**Extracted entries**.
-------
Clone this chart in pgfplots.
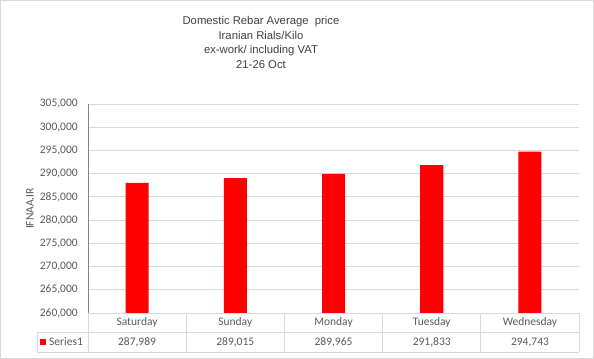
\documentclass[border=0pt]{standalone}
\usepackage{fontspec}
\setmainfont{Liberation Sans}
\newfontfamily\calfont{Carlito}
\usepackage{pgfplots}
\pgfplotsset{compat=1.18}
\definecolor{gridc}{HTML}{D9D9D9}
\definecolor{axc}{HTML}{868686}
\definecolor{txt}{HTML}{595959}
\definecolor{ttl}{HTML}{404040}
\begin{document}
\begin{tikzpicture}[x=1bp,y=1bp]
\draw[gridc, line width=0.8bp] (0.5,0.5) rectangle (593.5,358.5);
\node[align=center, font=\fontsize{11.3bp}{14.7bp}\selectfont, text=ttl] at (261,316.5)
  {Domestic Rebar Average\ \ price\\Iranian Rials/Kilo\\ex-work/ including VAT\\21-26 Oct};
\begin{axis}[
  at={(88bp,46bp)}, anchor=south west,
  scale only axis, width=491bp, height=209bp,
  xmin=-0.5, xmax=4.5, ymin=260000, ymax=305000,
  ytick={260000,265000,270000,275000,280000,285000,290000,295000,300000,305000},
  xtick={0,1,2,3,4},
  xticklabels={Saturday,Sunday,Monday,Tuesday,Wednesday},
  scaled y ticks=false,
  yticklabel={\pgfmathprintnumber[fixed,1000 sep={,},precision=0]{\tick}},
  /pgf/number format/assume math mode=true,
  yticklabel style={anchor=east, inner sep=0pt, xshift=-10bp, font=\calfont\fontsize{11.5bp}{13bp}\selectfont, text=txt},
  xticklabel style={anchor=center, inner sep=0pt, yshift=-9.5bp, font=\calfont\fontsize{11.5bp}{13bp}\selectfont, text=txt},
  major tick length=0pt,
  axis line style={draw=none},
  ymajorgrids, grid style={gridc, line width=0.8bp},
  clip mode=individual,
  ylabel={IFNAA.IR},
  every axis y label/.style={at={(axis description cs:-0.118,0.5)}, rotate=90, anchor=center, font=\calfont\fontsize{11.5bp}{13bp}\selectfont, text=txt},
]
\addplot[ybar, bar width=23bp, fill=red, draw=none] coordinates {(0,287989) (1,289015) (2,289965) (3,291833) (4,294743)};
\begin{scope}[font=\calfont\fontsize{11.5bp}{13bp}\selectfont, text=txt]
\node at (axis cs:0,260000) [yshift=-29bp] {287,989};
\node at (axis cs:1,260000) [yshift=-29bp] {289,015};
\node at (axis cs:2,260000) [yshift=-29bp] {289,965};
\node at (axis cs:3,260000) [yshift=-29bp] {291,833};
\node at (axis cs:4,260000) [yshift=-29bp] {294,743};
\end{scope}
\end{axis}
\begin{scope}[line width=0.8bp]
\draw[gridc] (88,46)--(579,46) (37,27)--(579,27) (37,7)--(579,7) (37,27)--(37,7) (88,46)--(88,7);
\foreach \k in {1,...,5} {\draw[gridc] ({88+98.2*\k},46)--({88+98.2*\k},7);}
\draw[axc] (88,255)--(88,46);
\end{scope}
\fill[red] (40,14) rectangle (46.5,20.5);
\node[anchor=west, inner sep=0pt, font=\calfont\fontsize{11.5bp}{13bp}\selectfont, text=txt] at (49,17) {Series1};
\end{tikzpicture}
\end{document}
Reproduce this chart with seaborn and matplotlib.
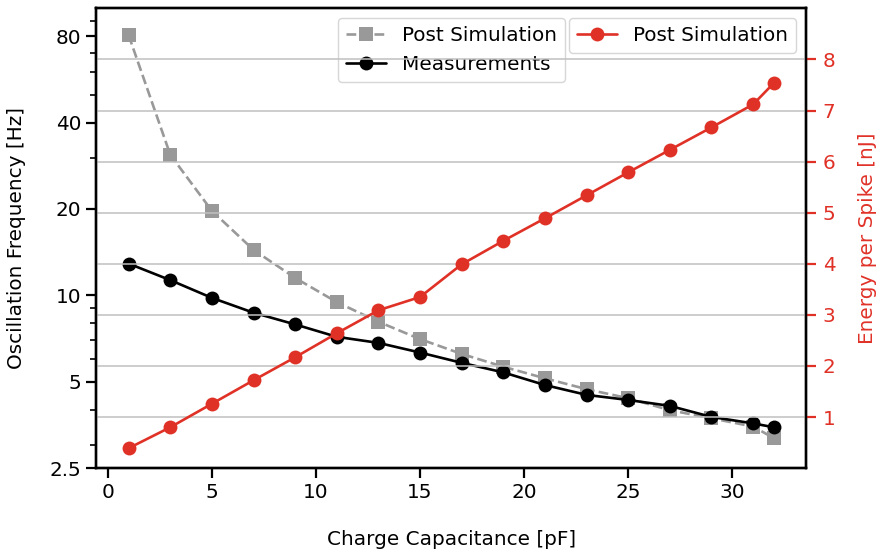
-------
**The request**.
Leaving the pictures aside, transcribe the entire listing exactly.

**Exercise response**.
Clone this chart in pgfplots.
\documentclass[border=0pt]{standalone}
\usepackage{fontspec}
\setmainfont{Liberation Sans}
\newfontfamily\calfont{Carlito}
\usepackage{pgfplots}
\pgfplotsset{compat=1.18}
\definecolor{gridc}{HTML}{D9D9D9}
\definecolor{axc}{HTML}{868686}
\definecolor{txt}{HTML}{595959}
\definecolor{ttl}{HTML}{404040}
\begin{document}
\begin{tikzpicture}[x=1bp,y=1bp]
\draw[gridc, line width=0.8bp] (0.5,0.5) rectangle (593.5,358.5);
\node[align=center, font=\fontsize{11.3bp}{14.7bp}\selectfont, text=ttl] at (261,316.5)
  {Domestic Rebar Average\ \ price\\Iranian Rials/Kilo\\ex-work/ including VAT\\21-26 Oct};
\begin{axis}[
  at={(88bp,46bp)}, anchor=south west,
  scale only axis, width=491bp, height=209bp,
  xmin=-0.5, xmax=4.5, ymin=260000, ymax=305000,
  ytick={260000,265000,270000,275000,280000,285000,290000,295000,300000,305000},
  xtick={0,1,2,3,4},
  xticklabels={Saturday,Sunday,Monday,Tuesday,Wednesday},
  scaled y ticks=false,
  yticklabel={\pgfmathprintnumber[fixed,1000 sep={,},precision=0]{\tick}},
  /pgf/number format/assume math mode=true,
  yticklabel style={anchor=east, inner sep=0pt, xshift=-10bp, font=\calfont\fontsize{11.5bp}{13bp}\selectfont, text=txt},
  xticklabel style={anchor=center, inner sep=0pt, yshift=-9.5bp, font=\calfont\fontsize{11.5bp}{13bp}\selectfont, text=txt},
  major tick length=0pt,
  axis line style={draw=none},
  ymajorgrids, grid style={gridc, line width=0.8bp},
  clip mode=individual,
  ylabel={IFNAA.IR},
  every axis y label/.style={at={(axis description cs:-0.118,0.5)}, rotate=90, anchor=center, font=\calfont\fontsize{11.5bp}{13bp}\selectfont, text=txt},
]
\addplot[ybar, bar width=23bp, fill=red, draw=none] coordinates {(0,287989) (1,289015) (2,289965) (3,291833) (4,294743)};
\begin{scope}[font=\calfont\fontsize{11.5bp}{13bp}\selectfont, text=txt]
\node at (axis cs:0,260000) [yshift=-29bp] {287,989};
\node at (axis cs:1,260000) [yshift=-29bp] {289,015};
\node at (axis cs:2,260000) [yshift=-29bp] {289,965};
\node at (axis cs:3,260000) [yshift=-29bp] {291,833};
\node at (axis cs:4,260000) [yshift=-29bp] {294,743};
\end{scope}
\end{axis}
\begin{scope}[line width=0.8bp]
\draw[gridc] (88,46)--(579,46) (37,27)--(579,27) (37,7)--(579,7) (37,27)--(37,7) (88,46)--(88,7);
\foreach \k in {1,...,5} {\draw[gridc] ({88+98.2*\k},46)--({88+98.2*\k},7);}
\draw[axc] (88,255)--(88,46);
\end{scope}
\fill[red] (40,14) rectangle (46.5,20.5);
\node[anchor=west, inner sep=0pt, font=\calfont\fontsize{11.5bp}{13bp}\selectfont, text=txt] at (49,17) {Series1};
\end{tikzpicture}
\end{document}
Reproduce this chart with seaborn and matplotlib.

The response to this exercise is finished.